Items:
========================================

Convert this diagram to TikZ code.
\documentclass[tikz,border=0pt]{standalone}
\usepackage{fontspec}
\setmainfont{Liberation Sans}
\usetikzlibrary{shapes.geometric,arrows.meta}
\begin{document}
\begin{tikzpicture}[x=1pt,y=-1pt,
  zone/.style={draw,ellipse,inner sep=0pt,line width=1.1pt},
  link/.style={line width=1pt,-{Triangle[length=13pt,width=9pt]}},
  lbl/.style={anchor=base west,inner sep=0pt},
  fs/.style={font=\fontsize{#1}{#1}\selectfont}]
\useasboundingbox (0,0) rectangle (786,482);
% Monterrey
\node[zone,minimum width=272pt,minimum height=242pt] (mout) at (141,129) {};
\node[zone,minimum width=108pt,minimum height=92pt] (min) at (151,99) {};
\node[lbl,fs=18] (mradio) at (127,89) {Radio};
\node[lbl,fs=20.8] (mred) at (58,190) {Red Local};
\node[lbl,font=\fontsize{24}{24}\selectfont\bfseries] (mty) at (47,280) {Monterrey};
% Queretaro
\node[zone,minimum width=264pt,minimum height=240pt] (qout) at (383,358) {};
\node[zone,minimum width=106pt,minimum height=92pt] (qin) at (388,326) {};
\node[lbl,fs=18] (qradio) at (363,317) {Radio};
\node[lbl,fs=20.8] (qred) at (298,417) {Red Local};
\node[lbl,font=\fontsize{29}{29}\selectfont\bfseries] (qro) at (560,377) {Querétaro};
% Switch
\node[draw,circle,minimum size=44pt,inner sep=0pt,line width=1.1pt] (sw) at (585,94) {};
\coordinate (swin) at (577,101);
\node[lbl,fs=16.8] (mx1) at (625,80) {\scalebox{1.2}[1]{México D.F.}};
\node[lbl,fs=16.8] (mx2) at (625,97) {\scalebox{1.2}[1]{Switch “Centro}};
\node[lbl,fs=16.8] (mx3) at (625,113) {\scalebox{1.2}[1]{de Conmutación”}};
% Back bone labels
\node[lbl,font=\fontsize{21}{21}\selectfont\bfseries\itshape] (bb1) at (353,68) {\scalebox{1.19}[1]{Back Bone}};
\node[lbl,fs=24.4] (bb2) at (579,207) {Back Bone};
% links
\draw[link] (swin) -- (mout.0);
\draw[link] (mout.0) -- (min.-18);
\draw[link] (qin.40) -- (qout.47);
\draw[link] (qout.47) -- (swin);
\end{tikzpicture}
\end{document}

========================================

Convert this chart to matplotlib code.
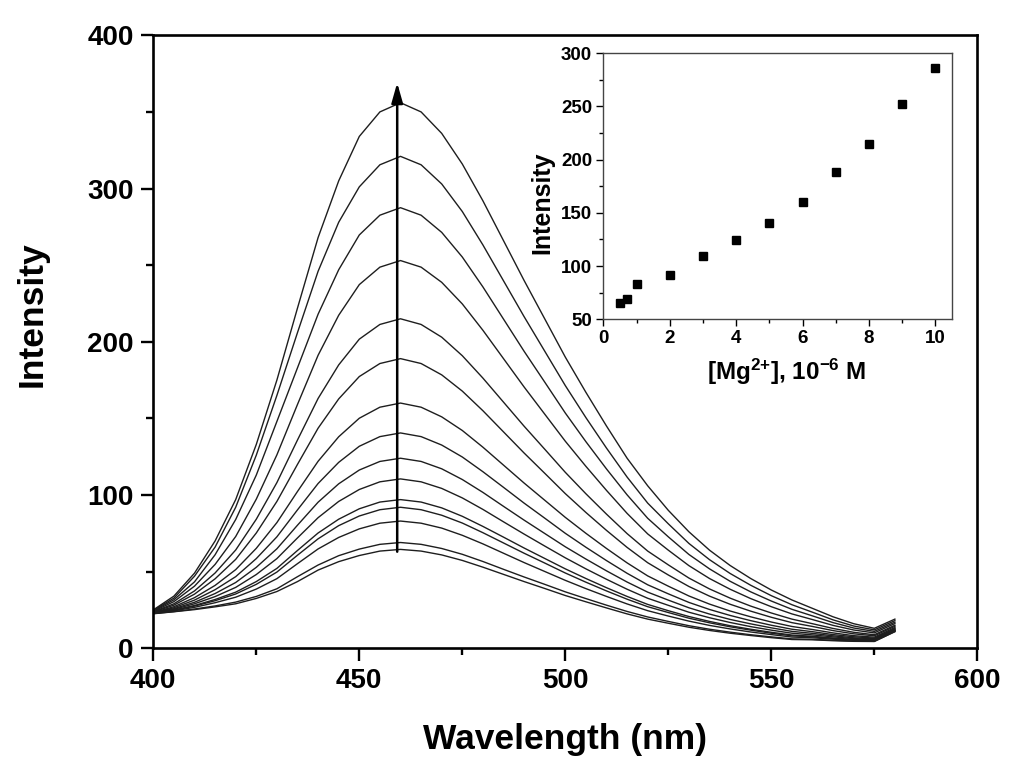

========================================

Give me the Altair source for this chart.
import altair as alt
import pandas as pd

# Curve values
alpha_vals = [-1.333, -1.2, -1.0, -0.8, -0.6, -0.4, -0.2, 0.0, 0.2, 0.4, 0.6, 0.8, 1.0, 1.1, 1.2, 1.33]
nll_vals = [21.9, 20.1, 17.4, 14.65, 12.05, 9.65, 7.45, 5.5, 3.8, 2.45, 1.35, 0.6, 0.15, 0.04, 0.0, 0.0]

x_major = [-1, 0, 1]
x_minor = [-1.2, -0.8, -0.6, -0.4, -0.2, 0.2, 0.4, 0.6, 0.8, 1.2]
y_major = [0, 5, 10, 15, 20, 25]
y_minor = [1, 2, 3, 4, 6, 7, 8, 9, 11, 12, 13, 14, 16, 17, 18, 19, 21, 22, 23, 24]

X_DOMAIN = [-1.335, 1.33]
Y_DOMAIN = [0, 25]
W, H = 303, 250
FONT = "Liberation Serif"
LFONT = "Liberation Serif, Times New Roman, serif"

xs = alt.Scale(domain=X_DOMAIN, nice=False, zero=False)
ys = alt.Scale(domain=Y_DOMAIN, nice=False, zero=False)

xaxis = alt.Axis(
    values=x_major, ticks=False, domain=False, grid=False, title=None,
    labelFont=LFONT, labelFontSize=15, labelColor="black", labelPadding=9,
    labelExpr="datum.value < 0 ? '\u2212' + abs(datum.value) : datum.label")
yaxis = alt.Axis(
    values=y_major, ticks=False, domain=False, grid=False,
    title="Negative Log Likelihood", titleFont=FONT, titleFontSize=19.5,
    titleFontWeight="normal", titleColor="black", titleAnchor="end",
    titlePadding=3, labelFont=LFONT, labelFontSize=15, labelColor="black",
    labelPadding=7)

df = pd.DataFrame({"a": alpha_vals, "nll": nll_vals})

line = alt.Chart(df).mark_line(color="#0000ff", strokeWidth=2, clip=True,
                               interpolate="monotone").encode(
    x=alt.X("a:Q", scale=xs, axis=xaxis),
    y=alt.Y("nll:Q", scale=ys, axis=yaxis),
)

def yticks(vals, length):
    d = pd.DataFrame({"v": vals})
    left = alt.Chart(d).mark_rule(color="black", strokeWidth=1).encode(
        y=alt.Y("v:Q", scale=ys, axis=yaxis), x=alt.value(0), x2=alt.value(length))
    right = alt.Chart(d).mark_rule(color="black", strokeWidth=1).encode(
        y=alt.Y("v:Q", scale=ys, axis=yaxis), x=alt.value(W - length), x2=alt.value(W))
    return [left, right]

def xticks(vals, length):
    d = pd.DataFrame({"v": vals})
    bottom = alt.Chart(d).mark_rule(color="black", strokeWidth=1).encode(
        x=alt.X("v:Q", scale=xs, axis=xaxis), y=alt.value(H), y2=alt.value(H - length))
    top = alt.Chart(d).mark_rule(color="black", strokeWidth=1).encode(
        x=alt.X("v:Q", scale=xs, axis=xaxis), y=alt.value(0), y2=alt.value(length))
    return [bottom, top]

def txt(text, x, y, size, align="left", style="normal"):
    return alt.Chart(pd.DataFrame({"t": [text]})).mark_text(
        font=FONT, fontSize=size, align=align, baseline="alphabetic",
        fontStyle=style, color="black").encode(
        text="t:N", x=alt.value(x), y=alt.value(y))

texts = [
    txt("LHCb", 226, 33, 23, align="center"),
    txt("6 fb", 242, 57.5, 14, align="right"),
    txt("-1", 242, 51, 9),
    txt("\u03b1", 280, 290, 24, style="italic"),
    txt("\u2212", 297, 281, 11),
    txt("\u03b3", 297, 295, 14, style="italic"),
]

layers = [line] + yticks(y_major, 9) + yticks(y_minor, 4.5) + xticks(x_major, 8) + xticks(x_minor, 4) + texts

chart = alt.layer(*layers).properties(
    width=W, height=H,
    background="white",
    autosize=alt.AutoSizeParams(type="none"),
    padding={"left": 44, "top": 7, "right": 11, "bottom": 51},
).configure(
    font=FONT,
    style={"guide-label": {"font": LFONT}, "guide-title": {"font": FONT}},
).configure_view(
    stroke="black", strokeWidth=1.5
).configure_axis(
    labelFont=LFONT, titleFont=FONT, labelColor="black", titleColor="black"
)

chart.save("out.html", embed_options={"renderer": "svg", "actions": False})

========================================

Exercise:
Find every line in the records above that holds the word "Convert", and copy each one.

Answer for the task:
Convert this diagram to TikZ code.
Convert this chart to matplotlib code.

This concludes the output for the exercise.